I’m a senior software engineer at Knewton, a company that aims to personalize education through adaptive learning technology. Also, in my free time I write stories and design games to teach kids about computer science as DrTechniko. My How To Train Your Robot game, for example, lets kids “program” their parents to do tasks for them. It’s intuitive and fun for kids because they get to “command” their parents. At the same time the parents get a good workout by the end of the class.
But, why do I care about kids and computer science education?
- Computer science combines problem solving with practical outcomes for a society that is increasingly high-tech.

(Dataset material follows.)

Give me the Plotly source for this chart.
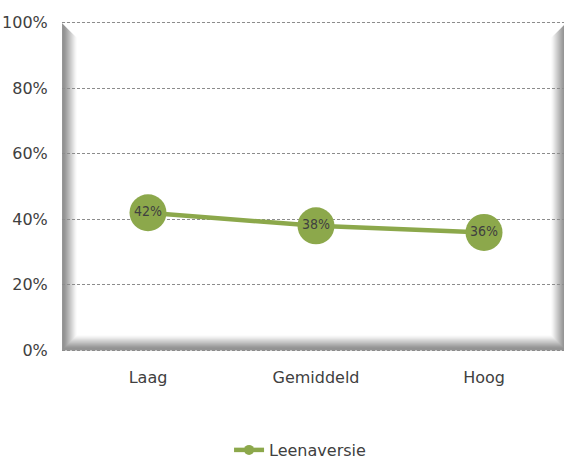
import plotly.graph_objects as go

categories = ["Laag", "Gemiddeld", "Hoog"]
values = [0.42, 0.38, 0.36]
series_name = "Leenaversie"
y_tickvals = [0, 0.2, 0.4, 0.6, 0.8, 1.0]
y_ticktext = ["0%", "20%", "40%", "60%", "80%", "100%"]

GREEN = "#8CA84B"
TEXT = "#404040"
W, H = 564, 461
L, R, T, B = 62, 564, 23, 350  # 0..100% span in pixels

PAD = 0.008  # small range padding so edge gridlines are drawn
ppy = B - T
TA, BA = T - PAD * ppy, B + PAD * ppy  # actual plot-area edges

def px(x):
    return (x - L) / (R - L)

def py(y):
    return (BA - y) / (BA - TA)

fig = go.Figure()

fig.add_trace(go.Scatter(
    x=categories, y=values, mode="lines+markers+text",
    line=dict(color=GREEN, width=4.5),
    marker=dict(size=37, color=GREEN, line=dict(width=0)),
    texttemplate="%{y:.0%}", textposition="middle center",
    textfont=dict(family="DejaVu Sans Condensed, DejaVu Sans", size=14, color=TEXT),
    showlegend=False, cliponaxis=False,
))
# legend entry
fig.add_trace(go.Scatter(
    x=[None], y=[None], mode="lines+markers", name=series_name,
    line=dict(color=GREEN, width=4.5),
    marker=dict(size=10, color=GREEN),
))

# bevel frame (inner shading on left, bottom and right)
grays = [150, 146, 150, 157, 165, 174, 183, 192, 201, 210, 219, 228, 237, 245, 251]
RR = 566
shapes = []
for k in range(len(grays) + 1):
    col = f"rgb({grays[k]},{grays[k]},{grays[k]})" if k < len(grays) else "white"
    pts = [(L, T), (L + k, T + k), (L + k, B - k), (RR - k, B - k), (RR - k, T + k), (RR, T)]
    path = "M " + " L ".join(f"{px(a):.5f},{py(b):.5f}" for a, b in pts) + " Z"
    shapes.append(dict(type="path", path=path, xref="paper", yref="paper",
                       fillcolor=col, line=dict(width=0), layer="below"))

ppu = 168.0
x0 = -(148 - L) / ppu
x1 = x0 + (R - L) / ppu

fig.update_layout(
    width=W, height=H,
    margin=dict(l=L, r=W - R, t=TA, b=H - BA, pad=0, autoexpand=False),
    paper_bgcolor="white", plot_bgcolor="rgba(0,0,0,0)",
    font=dict(family="DejaVu Sans", size=16, color=TEXT),
    shapes=shapes,
    showlegend=True,
    legend=dict(orientation="h", xref="container", x=0.532, xanchor="center",
                yref="container", y=(H - 450) / H, yanchor="middle",
                font=dict(size=16, color=TEXT), bgcolor="rgba(0,0,0,0)"),
    xaxis=dict(type="category", range=[x0, x1], showgrid=False, zeroline=False,
               showline=False, ticks="outside", ticklen=12 - PAD * ppy,
               tickcolor="rgba(0,0,0,0)", tickfont=dict(size=16, color=TEXT)),
    yaxis=dict(range=[-PAD, 1 + PAD], tickvals=y_tickvals, ticktext=y_ticktext,
               showgrid=True, gridcolor="#8c8c8c", gridwidth=1, griddash="3px,2px",
               zeroline=False, showline=False, ticks="outside", ticklen=10,
               tickcolor="rgba(0,0,0,0)", tickfont=dict(size=16, color=TEXT)),
)

fig.write_html(
    "out.html",
    config={"displayModeBar": False},
    post_script="document.body.style.margin='0px';document.body.style.overflow='hidden';",
)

- Creative problem solving needs to become the no.1 skill that schools teach today. Information is already available everywhere. Kids need to know how to put this together and solve real, challenging problems.
- We need to feel comfortable with technology and control it. If we don’t teach this culture to our five-year-olds, then we can’t grow as a society and civilization. We have to “learn to drive a car and let go of the horse”. The lawyer of 2034 needs to know how to program. Everything around her will be programmable.
All of us working to revolutionize education have such goals in mind and we want to break the current educational stereotypes, because they won’t get us there. Instead, every kid becomes a “copy” coming out of a factory-like assembly line called the school. Only recently have we began to develop the tools that allow students to personalize the way they learn new things. The next step is to give kids the tools they need to learn how to learn the things they need in order to unleash their creative potential.
For more insights and answers, I encourage you all to watch this short film about the future of education and how technology can help:
Some of the names that appear in the video are:
- Seth Godin: Teacher + Artist
- Sugata Mitra: Slumdog Professor
- Stephen Heppell: trying to mend the world… with Learning
- Jose Ferreira: Founder + CEO (Knewton)
- Lois Mbugua: Mentor + Leader (Ericsson)
- Margaret Kositany: Mentor to young girls
- Daphne Koller: Coursera Co-Founder and Co-CEO
I would love to see this community look for ways to distill complex concepts such as those behind quantum mechanics to simpler ones, so that a five-year-old can get them. Consider this your “homework” for the weekend. You are among the top problem-solvers in the world, after all.